## Begin

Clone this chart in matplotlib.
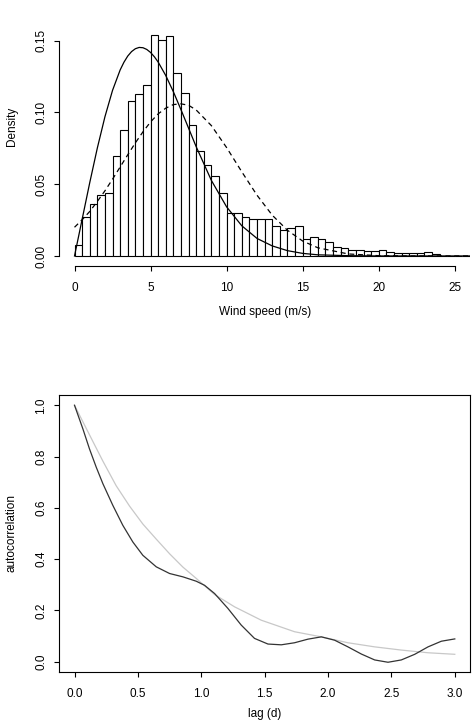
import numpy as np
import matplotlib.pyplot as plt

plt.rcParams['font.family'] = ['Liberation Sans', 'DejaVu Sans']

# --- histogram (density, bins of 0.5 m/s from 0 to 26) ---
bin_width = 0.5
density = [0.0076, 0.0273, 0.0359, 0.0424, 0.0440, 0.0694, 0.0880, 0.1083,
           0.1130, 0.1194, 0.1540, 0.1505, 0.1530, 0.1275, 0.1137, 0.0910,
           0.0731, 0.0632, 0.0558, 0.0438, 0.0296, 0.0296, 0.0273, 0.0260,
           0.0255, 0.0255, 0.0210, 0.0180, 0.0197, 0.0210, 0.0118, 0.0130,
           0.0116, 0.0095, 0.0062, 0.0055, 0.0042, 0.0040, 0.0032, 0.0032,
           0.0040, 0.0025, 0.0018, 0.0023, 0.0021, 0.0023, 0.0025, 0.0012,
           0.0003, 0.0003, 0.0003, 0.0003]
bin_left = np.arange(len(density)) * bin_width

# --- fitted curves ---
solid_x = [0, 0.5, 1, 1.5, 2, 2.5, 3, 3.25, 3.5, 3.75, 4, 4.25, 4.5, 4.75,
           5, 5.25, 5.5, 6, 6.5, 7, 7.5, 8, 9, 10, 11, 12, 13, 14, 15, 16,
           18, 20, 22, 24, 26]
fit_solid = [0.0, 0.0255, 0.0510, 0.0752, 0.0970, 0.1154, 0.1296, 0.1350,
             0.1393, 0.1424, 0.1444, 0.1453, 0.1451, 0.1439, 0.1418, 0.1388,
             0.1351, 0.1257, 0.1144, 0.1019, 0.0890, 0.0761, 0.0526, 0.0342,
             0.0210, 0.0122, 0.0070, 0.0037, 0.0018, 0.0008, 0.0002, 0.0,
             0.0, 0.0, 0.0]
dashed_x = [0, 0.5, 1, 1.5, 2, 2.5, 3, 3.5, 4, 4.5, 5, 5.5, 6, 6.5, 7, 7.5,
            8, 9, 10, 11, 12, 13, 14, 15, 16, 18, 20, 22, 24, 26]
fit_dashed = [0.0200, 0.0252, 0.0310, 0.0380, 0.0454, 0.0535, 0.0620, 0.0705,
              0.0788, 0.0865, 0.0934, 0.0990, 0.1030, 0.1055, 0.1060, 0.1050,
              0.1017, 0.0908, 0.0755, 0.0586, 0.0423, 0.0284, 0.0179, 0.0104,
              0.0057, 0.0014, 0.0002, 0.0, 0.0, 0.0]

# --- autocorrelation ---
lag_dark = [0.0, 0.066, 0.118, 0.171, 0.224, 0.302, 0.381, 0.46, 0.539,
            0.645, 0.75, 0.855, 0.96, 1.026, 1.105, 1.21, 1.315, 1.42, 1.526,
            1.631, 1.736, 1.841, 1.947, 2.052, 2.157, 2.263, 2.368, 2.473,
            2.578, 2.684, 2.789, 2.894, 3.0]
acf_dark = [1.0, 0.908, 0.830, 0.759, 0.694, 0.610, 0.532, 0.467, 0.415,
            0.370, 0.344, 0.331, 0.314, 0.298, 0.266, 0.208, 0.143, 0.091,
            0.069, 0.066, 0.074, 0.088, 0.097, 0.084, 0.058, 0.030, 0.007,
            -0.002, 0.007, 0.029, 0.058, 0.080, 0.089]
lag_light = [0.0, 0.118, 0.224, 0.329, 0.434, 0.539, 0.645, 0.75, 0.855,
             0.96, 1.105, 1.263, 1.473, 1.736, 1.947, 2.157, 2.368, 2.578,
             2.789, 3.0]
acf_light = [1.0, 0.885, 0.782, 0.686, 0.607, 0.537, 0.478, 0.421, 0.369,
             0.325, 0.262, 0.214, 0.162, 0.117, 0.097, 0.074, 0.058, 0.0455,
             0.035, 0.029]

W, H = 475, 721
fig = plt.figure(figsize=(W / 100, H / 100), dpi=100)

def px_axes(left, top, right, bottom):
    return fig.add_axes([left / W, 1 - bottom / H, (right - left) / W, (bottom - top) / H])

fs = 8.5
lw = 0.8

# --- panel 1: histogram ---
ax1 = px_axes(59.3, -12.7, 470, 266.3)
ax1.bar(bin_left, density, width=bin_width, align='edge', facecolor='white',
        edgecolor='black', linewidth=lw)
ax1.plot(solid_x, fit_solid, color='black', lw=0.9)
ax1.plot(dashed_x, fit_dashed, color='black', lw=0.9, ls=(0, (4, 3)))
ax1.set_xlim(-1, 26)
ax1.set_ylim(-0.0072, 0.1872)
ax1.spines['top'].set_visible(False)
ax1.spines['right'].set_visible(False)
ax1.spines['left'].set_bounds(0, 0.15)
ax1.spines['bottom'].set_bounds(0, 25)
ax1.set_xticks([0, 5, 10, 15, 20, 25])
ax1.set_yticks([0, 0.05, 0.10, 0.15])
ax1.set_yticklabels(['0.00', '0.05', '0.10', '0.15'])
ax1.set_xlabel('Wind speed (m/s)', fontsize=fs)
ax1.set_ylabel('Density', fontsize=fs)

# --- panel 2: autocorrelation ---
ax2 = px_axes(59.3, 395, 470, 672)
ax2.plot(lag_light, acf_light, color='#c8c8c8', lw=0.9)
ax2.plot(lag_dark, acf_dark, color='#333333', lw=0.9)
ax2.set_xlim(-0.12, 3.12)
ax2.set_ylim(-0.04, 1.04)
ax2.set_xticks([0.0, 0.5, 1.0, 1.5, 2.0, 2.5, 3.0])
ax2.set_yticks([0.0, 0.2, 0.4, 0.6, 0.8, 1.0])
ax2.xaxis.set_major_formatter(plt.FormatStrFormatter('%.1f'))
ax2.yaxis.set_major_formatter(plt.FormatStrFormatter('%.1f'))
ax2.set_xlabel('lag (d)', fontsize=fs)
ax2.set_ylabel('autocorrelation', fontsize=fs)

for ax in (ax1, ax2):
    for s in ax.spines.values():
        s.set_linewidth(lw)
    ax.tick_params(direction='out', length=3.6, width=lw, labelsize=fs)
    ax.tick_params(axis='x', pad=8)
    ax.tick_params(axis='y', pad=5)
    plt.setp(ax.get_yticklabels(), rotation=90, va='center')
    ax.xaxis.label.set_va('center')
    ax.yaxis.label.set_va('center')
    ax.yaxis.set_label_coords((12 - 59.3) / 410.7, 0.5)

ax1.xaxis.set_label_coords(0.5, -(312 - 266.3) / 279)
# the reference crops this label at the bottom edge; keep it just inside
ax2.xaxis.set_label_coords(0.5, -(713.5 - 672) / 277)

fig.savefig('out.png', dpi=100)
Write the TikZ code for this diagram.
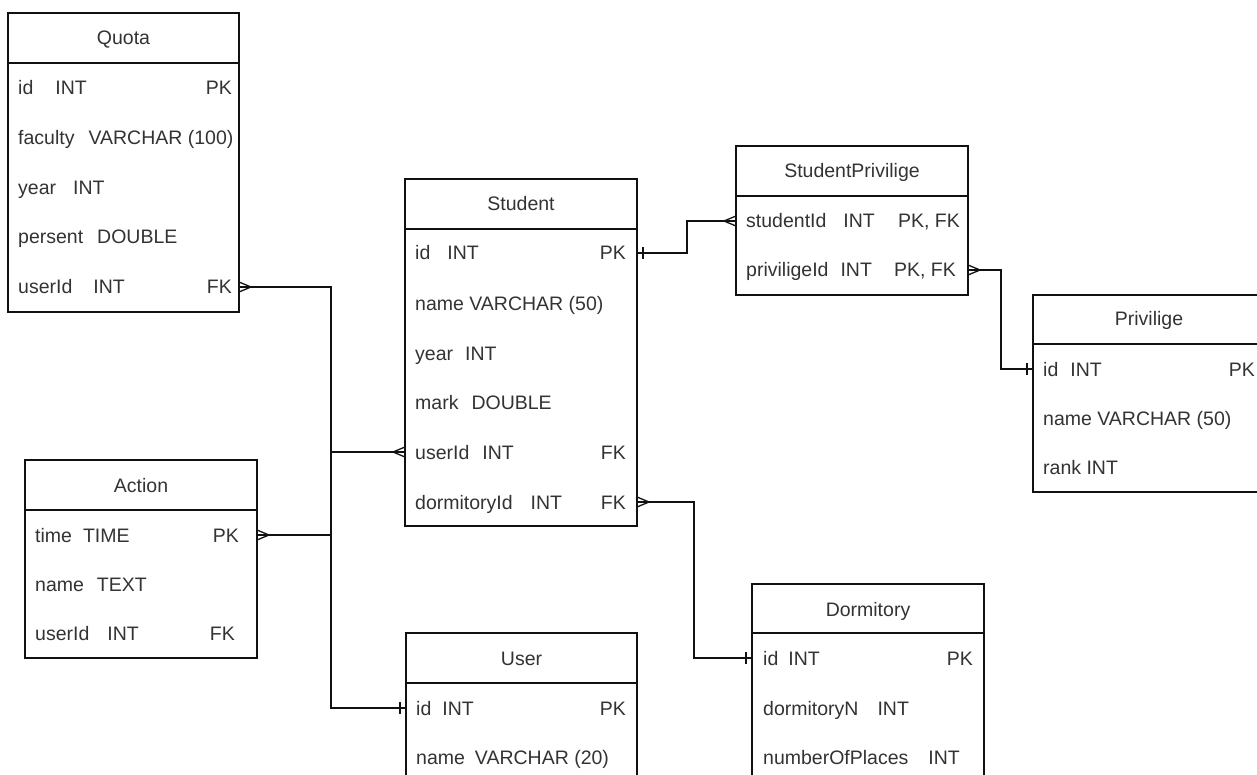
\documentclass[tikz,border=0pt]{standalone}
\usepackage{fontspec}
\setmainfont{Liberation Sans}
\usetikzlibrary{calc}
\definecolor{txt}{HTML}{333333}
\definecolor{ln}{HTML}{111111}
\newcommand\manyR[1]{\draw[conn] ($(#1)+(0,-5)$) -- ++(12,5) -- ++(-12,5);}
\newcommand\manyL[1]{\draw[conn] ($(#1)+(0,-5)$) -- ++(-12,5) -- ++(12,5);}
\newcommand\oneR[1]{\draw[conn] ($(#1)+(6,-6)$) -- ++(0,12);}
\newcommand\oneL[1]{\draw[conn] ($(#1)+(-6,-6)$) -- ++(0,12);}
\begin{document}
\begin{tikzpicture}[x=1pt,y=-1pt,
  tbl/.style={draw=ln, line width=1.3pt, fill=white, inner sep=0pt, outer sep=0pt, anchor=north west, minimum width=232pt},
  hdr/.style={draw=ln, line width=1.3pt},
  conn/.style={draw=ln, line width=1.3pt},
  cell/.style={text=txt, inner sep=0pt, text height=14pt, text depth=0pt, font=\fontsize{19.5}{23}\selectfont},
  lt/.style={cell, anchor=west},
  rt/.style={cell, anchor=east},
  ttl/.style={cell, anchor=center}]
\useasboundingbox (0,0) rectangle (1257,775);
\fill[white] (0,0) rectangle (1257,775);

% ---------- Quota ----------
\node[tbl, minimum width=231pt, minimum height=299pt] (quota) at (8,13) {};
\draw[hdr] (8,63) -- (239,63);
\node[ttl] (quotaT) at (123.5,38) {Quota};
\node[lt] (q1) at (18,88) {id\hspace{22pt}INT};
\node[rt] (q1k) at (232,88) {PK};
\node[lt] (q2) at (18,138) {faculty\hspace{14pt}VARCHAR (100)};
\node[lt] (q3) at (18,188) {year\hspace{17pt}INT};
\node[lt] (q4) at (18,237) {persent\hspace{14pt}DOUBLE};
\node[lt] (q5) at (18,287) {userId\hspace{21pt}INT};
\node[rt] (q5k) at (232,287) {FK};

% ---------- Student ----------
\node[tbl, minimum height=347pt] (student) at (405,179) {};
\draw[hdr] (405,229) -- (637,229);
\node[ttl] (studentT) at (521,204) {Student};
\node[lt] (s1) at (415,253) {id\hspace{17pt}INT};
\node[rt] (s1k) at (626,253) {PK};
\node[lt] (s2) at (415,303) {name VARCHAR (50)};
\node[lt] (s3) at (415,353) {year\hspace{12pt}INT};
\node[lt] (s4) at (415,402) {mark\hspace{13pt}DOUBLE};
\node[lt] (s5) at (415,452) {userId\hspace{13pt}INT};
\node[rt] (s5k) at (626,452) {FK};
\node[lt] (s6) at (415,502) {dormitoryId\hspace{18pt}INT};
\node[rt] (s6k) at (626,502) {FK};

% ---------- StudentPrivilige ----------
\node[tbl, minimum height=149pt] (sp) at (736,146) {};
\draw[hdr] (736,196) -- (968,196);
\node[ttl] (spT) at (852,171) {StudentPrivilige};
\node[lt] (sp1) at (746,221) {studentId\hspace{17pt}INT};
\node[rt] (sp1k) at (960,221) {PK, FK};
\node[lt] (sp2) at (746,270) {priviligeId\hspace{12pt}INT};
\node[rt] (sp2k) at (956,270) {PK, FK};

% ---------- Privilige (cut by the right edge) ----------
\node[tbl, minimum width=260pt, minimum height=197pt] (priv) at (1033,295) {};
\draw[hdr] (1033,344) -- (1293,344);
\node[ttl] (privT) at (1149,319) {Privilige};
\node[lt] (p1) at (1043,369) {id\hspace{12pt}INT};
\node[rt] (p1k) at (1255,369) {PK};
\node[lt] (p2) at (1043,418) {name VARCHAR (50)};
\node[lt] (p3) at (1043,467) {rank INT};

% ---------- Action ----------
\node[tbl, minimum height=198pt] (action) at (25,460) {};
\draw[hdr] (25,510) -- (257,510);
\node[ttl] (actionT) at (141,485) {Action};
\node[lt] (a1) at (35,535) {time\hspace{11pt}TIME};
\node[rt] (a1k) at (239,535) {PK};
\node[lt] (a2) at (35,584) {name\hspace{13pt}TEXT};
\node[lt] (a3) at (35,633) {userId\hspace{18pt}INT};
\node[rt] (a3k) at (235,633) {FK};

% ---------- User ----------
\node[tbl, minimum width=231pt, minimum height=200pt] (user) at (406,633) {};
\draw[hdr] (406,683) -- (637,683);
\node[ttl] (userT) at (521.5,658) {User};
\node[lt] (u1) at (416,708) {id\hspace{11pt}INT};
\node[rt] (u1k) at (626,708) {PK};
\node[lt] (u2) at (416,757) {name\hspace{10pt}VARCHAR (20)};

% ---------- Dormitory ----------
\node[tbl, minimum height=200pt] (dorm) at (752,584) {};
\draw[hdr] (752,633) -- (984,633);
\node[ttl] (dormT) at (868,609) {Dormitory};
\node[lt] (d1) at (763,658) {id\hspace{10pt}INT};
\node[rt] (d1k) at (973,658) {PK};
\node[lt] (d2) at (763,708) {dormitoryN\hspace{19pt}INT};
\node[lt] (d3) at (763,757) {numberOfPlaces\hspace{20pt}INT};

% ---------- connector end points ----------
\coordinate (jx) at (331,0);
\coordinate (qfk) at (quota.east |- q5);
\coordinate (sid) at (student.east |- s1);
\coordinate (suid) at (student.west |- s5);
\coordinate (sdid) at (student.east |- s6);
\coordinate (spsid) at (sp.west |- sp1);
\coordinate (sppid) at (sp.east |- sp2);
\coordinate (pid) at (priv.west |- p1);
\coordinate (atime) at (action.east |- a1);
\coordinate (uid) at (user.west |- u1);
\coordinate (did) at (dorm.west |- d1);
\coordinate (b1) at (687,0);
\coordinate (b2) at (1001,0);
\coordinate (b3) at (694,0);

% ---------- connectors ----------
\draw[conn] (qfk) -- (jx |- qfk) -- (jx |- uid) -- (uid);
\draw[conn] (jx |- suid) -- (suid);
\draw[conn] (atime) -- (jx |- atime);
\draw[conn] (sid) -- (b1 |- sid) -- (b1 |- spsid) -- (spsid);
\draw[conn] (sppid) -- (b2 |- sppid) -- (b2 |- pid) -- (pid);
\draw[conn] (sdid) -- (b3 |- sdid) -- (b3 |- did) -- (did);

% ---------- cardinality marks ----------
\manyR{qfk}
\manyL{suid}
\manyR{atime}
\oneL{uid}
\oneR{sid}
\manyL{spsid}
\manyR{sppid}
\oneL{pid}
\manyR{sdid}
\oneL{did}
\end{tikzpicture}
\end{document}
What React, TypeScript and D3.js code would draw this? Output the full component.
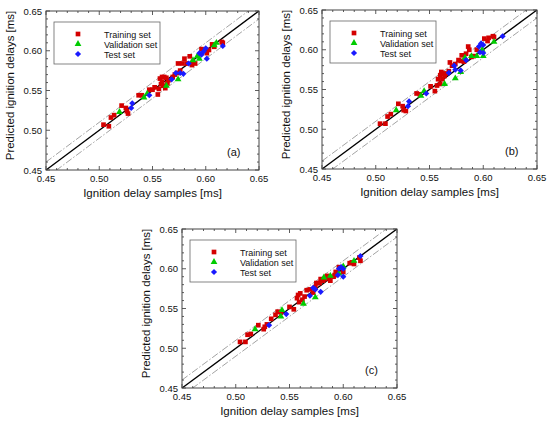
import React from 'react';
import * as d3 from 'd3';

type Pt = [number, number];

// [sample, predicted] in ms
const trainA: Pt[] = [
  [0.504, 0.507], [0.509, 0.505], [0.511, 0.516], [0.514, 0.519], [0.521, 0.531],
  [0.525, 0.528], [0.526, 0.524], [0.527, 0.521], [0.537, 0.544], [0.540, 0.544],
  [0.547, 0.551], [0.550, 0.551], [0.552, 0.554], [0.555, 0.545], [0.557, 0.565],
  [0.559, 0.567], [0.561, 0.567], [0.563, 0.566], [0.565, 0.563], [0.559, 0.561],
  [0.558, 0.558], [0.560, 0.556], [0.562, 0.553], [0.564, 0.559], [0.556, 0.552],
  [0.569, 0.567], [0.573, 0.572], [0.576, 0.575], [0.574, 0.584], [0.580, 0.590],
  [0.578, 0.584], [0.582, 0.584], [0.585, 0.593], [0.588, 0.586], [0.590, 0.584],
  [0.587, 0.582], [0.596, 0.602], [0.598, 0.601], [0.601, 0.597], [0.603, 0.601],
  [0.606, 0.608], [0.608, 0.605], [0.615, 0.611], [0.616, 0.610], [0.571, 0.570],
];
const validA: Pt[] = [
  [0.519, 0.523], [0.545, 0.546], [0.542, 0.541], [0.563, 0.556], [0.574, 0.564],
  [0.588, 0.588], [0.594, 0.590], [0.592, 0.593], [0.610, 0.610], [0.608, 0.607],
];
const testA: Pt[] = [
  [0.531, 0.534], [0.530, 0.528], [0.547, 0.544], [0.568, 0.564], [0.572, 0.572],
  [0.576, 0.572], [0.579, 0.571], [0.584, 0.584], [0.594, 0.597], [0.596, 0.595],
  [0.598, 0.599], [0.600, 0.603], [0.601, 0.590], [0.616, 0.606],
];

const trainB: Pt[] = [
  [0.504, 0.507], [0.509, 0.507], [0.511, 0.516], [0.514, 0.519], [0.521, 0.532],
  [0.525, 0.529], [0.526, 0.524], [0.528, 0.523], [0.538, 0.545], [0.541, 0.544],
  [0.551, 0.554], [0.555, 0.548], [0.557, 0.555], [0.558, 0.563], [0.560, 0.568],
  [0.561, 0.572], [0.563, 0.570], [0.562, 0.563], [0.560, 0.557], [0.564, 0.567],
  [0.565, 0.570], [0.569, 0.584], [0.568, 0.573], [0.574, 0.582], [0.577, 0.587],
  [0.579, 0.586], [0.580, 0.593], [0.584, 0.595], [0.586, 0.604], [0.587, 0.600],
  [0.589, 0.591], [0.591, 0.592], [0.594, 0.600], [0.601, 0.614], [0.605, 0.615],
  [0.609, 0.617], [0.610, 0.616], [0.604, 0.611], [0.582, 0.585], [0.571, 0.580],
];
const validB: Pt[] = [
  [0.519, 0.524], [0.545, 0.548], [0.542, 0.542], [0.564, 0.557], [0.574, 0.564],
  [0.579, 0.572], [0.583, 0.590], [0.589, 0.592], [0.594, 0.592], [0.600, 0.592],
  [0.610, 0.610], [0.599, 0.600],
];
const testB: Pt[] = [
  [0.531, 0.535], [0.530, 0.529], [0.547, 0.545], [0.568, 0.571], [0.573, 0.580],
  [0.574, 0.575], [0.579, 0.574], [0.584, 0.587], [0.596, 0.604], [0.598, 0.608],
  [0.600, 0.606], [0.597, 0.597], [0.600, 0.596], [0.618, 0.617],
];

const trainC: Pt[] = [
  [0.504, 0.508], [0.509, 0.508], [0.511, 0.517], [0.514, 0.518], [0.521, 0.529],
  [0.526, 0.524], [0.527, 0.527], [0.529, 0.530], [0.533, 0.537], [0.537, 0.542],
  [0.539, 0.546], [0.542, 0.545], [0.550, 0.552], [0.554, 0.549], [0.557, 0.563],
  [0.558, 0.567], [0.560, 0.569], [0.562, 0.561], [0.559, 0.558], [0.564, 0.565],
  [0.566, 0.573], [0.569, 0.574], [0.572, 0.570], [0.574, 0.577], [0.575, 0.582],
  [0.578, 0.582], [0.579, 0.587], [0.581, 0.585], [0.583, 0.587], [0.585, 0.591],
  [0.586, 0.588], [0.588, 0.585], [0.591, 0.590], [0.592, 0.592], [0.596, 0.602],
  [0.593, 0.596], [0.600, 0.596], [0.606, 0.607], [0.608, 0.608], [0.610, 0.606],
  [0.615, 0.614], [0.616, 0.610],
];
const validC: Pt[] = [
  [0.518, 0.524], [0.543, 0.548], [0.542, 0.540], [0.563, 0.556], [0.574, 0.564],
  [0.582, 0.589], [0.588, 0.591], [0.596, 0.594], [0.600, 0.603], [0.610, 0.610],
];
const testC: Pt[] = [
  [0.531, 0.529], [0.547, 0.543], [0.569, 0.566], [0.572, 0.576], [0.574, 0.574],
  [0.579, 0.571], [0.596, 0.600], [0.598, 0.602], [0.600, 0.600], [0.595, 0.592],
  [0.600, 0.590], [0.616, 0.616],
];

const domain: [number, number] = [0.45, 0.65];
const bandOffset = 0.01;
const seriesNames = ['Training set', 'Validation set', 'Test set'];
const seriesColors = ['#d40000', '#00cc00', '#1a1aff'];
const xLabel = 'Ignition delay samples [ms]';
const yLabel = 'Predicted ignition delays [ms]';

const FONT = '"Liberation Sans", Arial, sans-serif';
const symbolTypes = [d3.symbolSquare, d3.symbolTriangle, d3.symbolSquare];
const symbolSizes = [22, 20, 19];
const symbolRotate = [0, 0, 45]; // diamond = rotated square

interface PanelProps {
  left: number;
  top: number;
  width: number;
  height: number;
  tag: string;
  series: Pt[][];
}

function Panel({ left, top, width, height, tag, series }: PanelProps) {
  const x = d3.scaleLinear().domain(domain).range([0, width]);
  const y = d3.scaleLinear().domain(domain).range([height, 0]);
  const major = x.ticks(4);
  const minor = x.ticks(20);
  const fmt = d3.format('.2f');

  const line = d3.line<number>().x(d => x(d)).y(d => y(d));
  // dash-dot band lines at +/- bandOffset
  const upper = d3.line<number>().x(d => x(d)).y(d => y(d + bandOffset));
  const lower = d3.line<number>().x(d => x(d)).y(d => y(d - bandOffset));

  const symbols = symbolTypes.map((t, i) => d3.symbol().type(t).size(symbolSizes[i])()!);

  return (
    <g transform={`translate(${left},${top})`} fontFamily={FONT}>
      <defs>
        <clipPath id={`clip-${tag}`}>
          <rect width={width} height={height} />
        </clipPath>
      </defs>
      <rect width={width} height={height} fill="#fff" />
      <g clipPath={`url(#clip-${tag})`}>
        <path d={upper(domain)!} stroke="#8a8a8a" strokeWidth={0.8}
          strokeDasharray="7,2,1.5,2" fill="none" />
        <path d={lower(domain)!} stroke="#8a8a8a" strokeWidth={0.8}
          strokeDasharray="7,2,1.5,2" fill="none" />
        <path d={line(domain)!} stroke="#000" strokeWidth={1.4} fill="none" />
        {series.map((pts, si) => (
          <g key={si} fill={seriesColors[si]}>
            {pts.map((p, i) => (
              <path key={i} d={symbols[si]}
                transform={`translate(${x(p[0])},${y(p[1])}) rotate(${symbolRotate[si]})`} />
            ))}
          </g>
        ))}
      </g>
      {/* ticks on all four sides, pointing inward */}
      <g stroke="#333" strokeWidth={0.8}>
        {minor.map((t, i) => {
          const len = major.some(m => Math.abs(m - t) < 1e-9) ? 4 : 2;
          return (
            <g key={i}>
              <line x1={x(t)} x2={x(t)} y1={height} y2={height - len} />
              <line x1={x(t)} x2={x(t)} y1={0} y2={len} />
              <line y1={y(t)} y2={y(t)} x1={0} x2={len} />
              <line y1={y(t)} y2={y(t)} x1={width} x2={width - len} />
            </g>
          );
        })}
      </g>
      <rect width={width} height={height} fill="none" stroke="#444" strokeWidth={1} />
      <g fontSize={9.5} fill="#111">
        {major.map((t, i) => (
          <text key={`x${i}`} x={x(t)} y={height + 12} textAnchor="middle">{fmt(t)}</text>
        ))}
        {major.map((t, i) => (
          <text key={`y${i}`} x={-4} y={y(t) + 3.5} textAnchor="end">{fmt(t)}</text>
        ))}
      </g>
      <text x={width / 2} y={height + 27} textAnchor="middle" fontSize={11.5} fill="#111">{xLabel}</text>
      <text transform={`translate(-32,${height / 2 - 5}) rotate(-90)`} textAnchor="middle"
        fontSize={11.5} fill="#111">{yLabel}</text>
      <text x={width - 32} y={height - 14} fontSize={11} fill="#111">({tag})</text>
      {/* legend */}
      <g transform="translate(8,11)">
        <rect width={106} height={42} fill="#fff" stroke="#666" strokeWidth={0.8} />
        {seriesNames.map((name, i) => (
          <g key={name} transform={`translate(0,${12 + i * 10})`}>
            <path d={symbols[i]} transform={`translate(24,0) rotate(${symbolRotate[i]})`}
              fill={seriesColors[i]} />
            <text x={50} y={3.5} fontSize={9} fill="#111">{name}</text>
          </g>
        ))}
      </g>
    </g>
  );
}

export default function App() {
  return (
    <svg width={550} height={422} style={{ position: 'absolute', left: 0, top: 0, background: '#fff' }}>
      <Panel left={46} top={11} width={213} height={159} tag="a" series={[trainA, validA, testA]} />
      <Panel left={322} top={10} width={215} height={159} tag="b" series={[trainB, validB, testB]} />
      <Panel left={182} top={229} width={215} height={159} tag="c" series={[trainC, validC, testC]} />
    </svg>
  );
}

## End

--- Request ---
Without the pictures, return the listing above from its first line through the line that has "0.0057, 0.0014, 0.0002, 0.0, 0.0, 0.0]".

--- Finished exercise ---
Clone this chart in matplotlib.
import numpy as np
import matplotlib.pyplot as plt

plt.rcParams['font.family'] = ['Liberation Sans', 'DejaVu Sans']

# --- histogram (density, bins of 0.5 m/s from 0 to 26) ---
bin_width = 0.5
density = [0.0076, 0.0273, 0.0359, 0.0424, 0.0440, 0.0694, 0.0880, 0.1083,
           0.1130, 0.1194, 0.1540, 0.1505, 0.1530, 0.1275, 0.1137, 0.0910,
           0.0731, 0.0632, 0.0558, 0.0438, 0.0296, 0.0296, 0.0273, 0.0260,
           0.0255, 0.0255, 0.0210, 0.0180, 0.0197, 0.0210, 0.0118, 0.0130,
           0.0116, 0.0095, 0.0062, 0.0055, 0.0042, 0.0040, 0.0032, 0.0032,
           0.0040, 0.0025, 0.0018, 0.0023, 0.0021, 0.0023, 0.0025, 0.0012,
           0.0003, 0.0003, 0.0003, 0.0003]
bin_left = np.arange(len(density)) * bin_width

# --- fitted curves ---
solid_x = [0, 0.5, 1, 1.5, 2, 2.5, 3, 3.25, 3.5, 3.75, 4, 4.25, 4.5, 4.75,
           5, 5.25, 5.5, 6, 6.5, 7, 7.5, 8, 9, 10, 11, 12, 13, 14, 15, 16,
           18, 20, 22, 24, 26]
fit_solid = [0.0, 0.0255, 0.0510, 0.0752, 0.0970, 0.1154, 0.1296, 0.1350,
             0.1393, 0.1424, 0.1444, 0.1453, 0.1451, 0.1439, 0.1418, 0.1388,
             0.1351, 0.1257, 0.1144, 0.1019, 0.0890, 0.0761, 0.0526, 0.0342,
             0.0210, 0.0122, 0.0070, 0.0037, 0.0018, 0.0008, 0.0002, 0.0,
             0.0, 0.0, 0.0]
dashed_x = [0, 0.5, 1, 1.5, 2, 2.5, 3, 3.5, 4, 4.5, 5, 5.5, 6, 6.5, 7, 7.5,
            8, 9, 10, 11, 12, 13, 14, 15, 16, 18, 20, 22, 24, 26]
fit_dashed = [0.0200, 0.0252, 0.0310, 0.0380, 0.0454, 0.0535, 0.0620, 0.0705,
              0.0788, 0.0865, 0.0934, 0.0990, 0.1030, 0.1055, 0.1060, 0.1050,
              0.1017, 0.0908, 0.0755, 0.0586, 0.0423, 0.0284, 0.0179, 0.0104,
              0.0057, 0.0014, 0.0002, 0.0, 0.0, 0.0]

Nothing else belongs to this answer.